▸ **Supplied material**:
··········
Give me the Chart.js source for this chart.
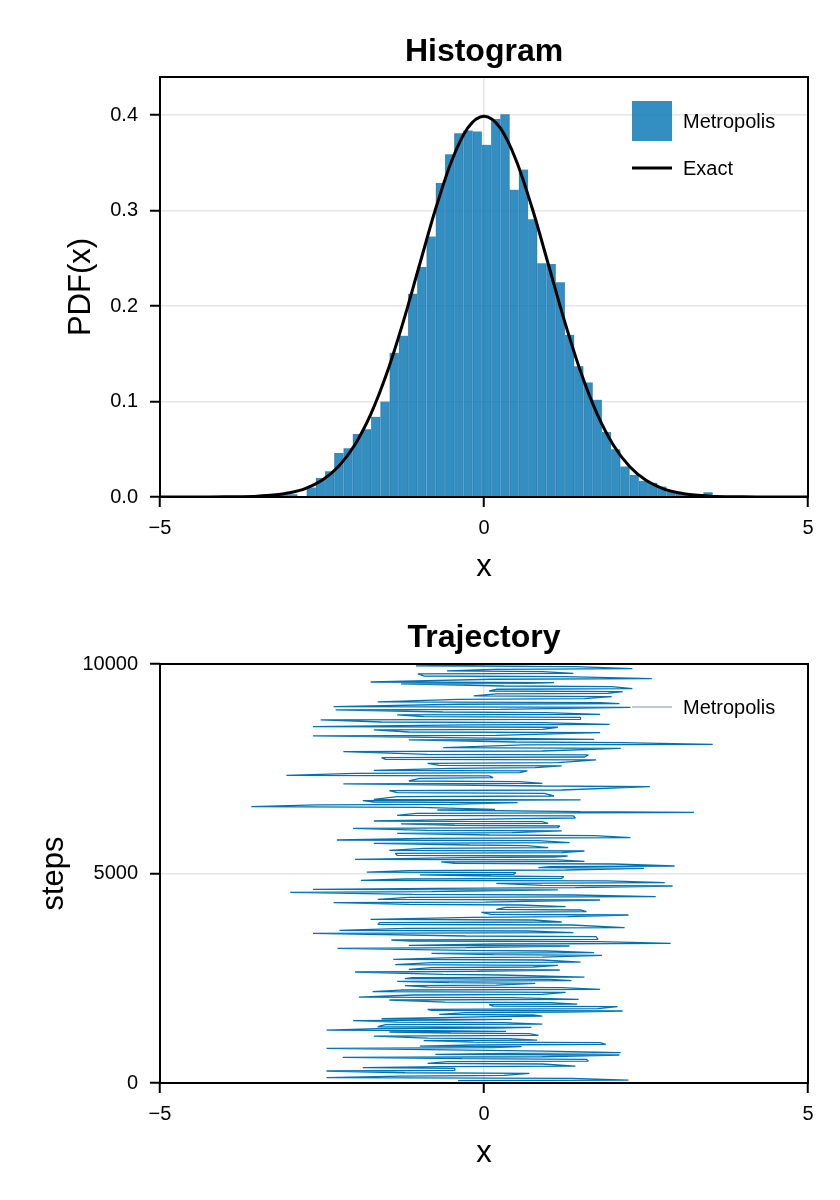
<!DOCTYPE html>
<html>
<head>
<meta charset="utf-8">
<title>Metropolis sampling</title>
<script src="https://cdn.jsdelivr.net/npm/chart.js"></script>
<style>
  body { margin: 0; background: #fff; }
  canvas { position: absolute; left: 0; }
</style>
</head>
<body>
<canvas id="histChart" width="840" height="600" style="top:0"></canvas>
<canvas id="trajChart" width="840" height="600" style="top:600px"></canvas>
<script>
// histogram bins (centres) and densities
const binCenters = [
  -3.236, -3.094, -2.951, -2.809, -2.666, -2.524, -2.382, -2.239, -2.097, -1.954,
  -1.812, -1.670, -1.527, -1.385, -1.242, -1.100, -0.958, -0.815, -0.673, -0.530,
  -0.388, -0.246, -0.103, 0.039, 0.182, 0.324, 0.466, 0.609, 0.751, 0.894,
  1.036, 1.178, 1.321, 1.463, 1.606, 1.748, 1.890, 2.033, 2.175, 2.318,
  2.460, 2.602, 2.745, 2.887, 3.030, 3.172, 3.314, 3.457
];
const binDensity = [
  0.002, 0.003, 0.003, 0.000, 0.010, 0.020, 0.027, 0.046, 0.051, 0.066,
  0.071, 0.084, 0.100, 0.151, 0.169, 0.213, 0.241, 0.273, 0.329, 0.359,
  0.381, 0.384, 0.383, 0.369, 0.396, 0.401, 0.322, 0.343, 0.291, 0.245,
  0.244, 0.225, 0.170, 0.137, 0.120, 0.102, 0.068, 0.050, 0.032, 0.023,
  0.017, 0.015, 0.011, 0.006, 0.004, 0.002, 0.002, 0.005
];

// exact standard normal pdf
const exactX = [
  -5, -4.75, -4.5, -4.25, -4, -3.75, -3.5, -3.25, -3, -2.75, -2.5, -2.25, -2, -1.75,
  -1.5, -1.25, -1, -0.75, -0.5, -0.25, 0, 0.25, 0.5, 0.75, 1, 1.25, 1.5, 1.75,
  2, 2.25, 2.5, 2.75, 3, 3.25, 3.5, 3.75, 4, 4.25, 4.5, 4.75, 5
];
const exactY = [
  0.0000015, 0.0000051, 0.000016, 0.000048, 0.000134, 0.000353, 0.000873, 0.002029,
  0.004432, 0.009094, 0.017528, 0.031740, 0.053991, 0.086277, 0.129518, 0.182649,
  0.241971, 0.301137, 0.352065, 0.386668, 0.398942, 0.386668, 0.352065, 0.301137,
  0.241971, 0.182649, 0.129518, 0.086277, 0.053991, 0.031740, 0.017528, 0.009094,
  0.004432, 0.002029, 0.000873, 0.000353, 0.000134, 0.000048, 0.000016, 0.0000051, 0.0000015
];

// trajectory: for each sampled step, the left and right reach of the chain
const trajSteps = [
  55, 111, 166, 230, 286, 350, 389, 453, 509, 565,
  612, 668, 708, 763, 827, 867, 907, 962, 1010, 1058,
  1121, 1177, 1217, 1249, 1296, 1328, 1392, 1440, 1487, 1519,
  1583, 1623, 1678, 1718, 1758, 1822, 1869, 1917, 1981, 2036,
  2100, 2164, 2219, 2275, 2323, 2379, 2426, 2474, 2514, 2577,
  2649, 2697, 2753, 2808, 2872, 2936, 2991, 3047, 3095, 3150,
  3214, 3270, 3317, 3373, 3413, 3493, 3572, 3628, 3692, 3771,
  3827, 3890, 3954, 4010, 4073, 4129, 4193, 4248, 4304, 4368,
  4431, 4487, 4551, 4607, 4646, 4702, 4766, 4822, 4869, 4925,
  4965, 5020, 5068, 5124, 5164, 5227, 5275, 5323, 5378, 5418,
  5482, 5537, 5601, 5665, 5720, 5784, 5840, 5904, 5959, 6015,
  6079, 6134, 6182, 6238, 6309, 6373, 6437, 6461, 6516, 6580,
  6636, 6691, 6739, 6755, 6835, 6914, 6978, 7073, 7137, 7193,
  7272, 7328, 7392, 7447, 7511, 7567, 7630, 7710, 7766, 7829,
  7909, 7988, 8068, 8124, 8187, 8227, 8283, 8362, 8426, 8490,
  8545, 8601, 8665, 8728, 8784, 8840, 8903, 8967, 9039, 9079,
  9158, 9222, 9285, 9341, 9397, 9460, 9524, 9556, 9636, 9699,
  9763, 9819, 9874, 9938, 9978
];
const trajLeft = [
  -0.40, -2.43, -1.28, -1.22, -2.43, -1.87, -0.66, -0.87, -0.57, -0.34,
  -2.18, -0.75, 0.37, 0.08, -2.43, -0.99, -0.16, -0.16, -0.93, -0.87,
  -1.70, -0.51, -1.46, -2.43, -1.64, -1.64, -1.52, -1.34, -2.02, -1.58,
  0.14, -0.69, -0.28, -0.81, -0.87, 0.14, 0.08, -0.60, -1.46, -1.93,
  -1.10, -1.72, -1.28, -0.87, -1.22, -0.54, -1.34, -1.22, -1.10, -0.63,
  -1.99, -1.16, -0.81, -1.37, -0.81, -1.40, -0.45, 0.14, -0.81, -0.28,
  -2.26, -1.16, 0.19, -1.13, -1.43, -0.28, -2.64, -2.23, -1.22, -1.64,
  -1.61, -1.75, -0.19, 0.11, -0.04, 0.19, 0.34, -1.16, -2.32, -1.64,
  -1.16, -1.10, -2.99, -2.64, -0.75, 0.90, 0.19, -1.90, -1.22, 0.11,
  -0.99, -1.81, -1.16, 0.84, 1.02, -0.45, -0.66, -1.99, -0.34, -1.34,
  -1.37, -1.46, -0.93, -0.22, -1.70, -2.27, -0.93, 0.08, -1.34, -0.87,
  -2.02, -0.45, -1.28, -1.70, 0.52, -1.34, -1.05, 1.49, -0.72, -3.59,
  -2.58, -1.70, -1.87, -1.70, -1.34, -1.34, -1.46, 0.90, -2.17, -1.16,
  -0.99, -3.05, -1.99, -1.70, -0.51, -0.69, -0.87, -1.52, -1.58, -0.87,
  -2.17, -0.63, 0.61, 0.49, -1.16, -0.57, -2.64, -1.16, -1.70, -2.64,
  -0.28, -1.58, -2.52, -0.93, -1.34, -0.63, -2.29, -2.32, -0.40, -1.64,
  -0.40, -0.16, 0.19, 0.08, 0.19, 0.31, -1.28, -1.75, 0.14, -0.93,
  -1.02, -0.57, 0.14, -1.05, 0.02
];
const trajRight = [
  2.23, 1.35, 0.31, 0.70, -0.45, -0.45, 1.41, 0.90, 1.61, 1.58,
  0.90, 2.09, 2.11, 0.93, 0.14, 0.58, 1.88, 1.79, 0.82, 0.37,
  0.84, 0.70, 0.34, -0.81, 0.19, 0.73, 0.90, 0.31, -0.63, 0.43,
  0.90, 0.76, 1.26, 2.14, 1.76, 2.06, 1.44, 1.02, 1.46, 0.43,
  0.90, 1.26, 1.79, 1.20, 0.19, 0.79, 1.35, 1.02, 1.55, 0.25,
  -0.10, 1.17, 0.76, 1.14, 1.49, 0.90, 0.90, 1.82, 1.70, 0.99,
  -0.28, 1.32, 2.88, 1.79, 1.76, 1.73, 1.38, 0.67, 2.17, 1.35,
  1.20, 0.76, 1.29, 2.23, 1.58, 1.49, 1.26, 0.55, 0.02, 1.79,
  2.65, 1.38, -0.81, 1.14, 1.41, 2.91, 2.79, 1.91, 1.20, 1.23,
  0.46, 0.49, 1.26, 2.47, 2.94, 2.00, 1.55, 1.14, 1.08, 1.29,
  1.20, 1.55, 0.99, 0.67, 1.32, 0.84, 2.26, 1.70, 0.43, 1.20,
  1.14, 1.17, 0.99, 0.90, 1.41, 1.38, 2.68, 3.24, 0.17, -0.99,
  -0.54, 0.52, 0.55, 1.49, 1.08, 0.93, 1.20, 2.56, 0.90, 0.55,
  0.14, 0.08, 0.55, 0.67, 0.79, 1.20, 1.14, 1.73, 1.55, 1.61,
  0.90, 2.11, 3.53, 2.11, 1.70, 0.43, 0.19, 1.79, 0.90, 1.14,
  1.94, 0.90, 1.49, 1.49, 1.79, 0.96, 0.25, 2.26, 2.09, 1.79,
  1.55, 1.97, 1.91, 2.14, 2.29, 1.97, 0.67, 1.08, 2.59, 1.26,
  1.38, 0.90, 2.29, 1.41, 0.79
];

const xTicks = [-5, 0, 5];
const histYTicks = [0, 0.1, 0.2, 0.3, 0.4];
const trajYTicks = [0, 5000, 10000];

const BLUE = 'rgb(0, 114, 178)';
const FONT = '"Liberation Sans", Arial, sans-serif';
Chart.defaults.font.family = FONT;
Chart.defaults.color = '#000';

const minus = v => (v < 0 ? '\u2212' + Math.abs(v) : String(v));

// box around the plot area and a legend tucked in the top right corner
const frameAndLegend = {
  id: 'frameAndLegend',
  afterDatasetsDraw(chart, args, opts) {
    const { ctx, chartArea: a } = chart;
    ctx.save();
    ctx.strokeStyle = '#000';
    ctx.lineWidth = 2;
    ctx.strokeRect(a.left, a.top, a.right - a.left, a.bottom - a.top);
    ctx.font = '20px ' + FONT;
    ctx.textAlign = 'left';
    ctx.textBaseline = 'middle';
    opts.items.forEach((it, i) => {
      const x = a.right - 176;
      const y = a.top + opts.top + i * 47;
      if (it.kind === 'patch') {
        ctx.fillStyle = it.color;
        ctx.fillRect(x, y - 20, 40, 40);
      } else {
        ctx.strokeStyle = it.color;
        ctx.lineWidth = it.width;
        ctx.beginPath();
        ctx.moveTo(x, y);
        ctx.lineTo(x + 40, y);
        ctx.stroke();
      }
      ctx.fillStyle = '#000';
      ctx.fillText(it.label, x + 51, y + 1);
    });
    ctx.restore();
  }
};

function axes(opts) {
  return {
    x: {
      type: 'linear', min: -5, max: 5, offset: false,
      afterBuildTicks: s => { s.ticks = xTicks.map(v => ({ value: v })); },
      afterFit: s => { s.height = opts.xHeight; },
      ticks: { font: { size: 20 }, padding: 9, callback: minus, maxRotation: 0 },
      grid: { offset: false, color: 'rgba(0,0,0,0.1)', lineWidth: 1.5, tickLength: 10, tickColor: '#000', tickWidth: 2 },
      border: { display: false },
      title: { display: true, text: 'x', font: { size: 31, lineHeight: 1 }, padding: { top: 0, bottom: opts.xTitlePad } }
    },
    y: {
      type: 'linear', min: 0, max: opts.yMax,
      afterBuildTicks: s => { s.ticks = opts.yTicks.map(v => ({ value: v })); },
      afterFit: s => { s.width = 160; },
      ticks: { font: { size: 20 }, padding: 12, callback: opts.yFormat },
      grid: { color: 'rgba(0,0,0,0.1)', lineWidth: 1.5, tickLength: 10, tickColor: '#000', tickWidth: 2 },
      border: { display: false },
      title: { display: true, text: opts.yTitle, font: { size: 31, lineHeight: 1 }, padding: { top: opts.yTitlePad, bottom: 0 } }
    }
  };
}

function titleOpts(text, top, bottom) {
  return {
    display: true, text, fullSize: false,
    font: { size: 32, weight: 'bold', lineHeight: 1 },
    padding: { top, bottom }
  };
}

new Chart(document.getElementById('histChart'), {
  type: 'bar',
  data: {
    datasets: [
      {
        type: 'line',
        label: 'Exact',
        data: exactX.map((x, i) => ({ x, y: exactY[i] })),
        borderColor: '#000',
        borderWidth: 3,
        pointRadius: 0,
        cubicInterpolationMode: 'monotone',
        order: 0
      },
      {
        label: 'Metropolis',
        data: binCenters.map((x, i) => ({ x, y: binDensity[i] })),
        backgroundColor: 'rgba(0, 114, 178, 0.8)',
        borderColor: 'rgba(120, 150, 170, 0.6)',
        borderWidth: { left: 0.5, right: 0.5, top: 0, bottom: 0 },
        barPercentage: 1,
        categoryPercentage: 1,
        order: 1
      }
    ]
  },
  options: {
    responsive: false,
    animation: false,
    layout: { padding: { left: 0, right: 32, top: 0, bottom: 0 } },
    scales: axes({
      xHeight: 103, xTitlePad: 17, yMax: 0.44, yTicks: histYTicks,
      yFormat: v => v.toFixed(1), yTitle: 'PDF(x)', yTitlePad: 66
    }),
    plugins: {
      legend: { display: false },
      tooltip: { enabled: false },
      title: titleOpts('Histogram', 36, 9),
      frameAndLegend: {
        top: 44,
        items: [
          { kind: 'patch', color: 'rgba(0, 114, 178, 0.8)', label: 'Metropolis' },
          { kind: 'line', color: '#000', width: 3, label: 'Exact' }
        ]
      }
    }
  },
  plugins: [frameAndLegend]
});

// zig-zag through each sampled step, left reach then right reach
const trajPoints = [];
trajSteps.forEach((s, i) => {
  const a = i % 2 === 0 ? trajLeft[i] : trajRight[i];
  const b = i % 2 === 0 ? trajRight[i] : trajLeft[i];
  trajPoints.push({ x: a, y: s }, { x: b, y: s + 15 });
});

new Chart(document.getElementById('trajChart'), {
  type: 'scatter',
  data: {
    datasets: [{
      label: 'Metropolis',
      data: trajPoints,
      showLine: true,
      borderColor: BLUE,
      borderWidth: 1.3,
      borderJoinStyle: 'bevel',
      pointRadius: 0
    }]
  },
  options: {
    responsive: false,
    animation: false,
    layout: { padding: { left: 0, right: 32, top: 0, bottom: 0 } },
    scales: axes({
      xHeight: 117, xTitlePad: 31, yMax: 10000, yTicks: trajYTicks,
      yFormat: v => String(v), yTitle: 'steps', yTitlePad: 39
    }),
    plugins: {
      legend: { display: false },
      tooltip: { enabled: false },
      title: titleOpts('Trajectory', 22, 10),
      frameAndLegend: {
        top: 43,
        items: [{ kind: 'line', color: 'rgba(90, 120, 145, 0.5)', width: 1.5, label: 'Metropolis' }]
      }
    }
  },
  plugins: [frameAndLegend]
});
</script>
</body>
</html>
··········
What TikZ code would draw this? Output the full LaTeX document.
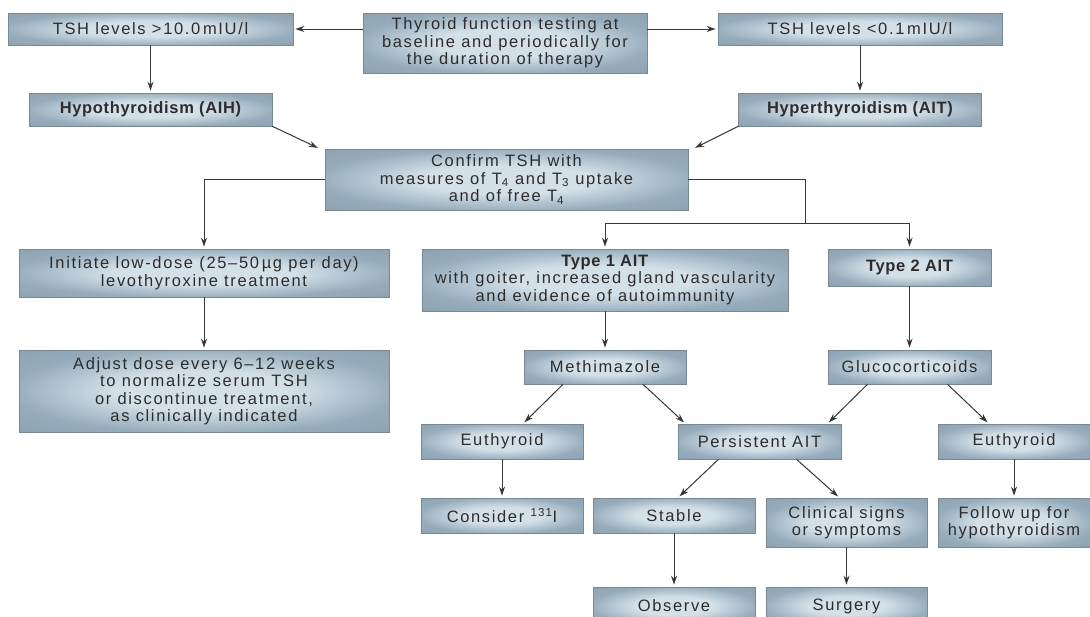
··········
Using the material above, gather every line that includes "document".

▸ **Answer to this task**:
new Chart(document.getElementById('histChart'), {
new Chart(document.getElementById('trajChart'), {
What TikZ code would draw this? Output the full LaTeX document.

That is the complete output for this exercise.